● Problem statement: Find every line below that contains the word "this" and copy it out.

● Material shown:
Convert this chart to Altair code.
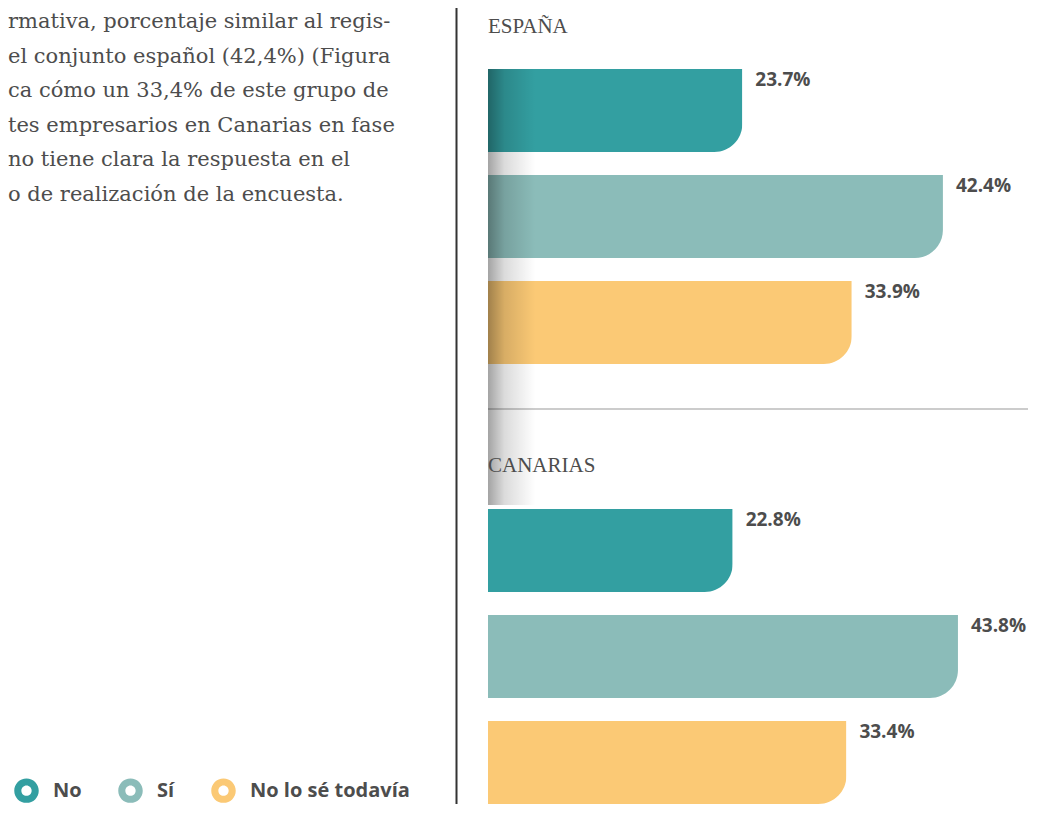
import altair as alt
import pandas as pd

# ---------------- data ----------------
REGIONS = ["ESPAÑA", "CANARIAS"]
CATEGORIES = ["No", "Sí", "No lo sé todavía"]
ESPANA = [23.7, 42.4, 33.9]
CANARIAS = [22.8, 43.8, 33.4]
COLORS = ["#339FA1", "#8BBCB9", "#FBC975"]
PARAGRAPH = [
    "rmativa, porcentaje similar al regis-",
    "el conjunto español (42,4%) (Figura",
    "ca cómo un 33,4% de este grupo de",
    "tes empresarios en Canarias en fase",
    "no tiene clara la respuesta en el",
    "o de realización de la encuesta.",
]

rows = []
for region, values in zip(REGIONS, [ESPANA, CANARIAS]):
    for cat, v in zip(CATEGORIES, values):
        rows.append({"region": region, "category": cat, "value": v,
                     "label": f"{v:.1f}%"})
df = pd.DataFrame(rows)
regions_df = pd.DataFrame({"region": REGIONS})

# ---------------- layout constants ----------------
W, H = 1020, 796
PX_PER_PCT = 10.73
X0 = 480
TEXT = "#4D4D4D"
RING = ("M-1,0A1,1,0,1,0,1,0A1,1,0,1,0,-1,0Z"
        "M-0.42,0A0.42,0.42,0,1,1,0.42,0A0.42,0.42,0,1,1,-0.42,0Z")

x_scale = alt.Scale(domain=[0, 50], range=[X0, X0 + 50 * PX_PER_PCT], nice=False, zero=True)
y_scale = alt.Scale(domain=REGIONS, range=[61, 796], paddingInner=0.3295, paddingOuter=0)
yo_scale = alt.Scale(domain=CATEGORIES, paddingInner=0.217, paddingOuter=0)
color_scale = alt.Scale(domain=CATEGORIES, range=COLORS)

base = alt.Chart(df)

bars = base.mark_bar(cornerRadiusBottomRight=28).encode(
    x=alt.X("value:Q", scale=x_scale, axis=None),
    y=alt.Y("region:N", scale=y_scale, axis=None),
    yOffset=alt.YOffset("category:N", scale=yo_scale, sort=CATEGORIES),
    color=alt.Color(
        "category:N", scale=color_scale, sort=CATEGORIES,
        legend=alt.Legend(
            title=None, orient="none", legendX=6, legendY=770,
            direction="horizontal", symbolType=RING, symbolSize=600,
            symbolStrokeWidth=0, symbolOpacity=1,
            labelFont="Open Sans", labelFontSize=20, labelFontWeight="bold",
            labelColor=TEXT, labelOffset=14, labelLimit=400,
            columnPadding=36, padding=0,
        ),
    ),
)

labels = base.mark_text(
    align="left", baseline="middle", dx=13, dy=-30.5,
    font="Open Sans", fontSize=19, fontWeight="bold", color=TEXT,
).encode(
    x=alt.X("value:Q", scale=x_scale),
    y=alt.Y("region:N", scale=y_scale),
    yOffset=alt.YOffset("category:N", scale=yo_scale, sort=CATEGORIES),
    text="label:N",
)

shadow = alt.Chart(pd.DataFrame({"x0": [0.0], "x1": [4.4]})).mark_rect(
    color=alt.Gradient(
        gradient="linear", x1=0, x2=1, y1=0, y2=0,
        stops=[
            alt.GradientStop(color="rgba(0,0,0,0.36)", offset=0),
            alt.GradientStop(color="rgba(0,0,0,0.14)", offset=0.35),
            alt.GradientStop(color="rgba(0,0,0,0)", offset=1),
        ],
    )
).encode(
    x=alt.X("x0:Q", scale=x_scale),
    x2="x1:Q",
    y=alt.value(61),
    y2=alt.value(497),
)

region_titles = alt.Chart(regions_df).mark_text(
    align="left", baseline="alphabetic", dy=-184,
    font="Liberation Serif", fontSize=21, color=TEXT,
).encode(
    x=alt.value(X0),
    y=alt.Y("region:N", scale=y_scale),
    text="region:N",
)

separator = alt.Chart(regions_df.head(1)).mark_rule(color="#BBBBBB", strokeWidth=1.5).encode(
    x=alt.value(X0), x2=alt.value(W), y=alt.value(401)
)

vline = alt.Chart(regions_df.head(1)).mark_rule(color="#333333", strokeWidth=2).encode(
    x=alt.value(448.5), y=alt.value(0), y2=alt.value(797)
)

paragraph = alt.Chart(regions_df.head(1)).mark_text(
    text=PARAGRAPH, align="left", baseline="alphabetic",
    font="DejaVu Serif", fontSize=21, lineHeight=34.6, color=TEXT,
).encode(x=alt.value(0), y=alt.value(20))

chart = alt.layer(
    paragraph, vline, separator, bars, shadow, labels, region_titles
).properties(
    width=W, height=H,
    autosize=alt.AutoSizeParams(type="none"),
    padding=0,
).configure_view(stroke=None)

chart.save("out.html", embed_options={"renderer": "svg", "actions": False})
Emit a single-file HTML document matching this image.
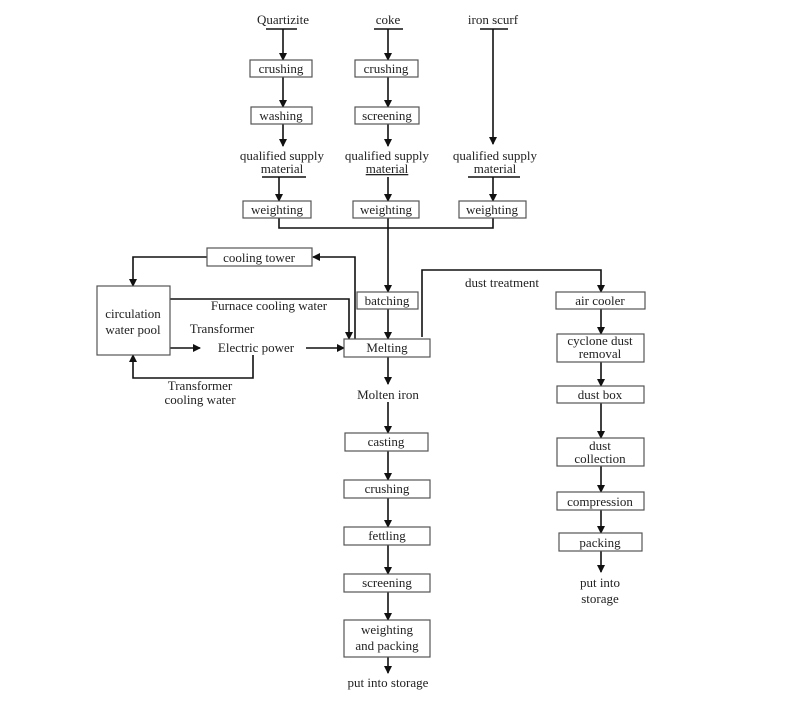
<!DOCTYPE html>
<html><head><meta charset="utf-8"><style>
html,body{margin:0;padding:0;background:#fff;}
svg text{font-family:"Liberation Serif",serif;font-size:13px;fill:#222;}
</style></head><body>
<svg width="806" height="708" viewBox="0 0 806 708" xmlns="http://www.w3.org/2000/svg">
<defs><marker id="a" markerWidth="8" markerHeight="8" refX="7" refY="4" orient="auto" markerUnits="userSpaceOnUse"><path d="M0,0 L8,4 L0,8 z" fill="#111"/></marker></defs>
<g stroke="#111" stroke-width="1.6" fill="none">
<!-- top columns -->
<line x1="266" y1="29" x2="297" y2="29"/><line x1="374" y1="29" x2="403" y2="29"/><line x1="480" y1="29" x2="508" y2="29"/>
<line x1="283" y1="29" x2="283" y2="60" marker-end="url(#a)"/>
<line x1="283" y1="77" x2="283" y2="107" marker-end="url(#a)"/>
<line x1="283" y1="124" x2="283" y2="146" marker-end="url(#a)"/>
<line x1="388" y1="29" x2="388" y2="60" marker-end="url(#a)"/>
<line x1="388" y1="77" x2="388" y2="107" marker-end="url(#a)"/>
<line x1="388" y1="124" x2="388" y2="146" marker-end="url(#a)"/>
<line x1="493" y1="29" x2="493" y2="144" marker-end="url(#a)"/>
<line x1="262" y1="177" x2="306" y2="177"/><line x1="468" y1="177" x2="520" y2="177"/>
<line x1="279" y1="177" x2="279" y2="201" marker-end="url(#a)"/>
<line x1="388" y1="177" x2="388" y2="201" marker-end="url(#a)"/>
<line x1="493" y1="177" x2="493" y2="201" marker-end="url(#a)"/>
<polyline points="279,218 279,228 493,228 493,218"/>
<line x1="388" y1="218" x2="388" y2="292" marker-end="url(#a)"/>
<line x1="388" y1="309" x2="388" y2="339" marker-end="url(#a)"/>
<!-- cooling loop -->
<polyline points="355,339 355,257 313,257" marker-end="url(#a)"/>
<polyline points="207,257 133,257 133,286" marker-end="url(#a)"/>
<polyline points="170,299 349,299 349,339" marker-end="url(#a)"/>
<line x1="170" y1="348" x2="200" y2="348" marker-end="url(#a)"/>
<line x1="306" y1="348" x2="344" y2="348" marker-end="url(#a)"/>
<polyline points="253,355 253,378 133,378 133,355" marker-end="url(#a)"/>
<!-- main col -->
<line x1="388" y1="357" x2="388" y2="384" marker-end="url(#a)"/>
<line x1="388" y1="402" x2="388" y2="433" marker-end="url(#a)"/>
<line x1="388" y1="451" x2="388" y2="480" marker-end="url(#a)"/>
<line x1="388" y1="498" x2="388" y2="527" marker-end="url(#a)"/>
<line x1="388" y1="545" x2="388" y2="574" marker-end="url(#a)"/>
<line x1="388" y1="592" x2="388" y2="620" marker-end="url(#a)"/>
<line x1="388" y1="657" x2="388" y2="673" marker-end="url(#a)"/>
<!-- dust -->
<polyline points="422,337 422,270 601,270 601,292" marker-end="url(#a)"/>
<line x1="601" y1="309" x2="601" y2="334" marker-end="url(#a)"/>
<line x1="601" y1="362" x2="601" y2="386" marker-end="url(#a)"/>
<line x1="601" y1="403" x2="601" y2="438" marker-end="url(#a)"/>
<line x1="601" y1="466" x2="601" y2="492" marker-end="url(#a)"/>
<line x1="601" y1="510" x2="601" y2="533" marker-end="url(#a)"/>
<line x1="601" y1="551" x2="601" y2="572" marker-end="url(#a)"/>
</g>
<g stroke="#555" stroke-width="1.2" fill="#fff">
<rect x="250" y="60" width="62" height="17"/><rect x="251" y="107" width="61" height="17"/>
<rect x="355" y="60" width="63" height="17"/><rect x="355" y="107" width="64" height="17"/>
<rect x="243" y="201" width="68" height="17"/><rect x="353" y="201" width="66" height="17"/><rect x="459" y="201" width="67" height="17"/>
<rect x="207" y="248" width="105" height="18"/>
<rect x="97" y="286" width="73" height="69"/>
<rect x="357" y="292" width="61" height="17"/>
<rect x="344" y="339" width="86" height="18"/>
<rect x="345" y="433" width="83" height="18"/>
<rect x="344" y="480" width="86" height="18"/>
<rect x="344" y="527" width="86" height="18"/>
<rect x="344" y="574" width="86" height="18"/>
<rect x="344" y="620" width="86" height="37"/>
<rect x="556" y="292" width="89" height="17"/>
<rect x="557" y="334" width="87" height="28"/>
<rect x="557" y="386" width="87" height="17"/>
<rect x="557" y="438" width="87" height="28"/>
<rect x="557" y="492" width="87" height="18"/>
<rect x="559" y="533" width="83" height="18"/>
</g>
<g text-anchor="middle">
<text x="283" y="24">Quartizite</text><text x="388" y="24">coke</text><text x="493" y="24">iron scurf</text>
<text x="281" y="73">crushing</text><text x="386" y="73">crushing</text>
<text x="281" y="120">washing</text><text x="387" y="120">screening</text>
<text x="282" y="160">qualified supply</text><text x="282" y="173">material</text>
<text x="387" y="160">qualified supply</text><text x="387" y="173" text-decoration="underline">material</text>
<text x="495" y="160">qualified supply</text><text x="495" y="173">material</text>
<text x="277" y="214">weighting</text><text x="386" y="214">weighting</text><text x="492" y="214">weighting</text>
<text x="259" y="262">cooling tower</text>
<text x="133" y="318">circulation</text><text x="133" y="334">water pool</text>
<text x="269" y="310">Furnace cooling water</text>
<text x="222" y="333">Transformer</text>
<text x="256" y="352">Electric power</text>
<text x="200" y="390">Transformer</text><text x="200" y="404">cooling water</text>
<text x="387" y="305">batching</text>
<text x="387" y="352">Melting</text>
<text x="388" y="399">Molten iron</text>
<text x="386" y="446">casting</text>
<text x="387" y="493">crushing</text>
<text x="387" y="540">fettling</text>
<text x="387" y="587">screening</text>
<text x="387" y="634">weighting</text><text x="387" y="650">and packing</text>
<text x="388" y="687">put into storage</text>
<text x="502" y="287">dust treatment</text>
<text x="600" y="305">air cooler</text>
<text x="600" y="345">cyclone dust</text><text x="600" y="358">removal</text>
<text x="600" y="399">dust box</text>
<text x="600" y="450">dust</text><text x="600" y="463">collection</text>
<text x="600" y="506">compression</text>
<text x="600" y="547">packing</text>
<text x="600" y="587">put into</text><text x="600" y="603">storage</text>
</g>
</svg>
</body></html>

● Finished answer:
Convert this chart to Altair code.
Emit a single-file HTML document matching this image.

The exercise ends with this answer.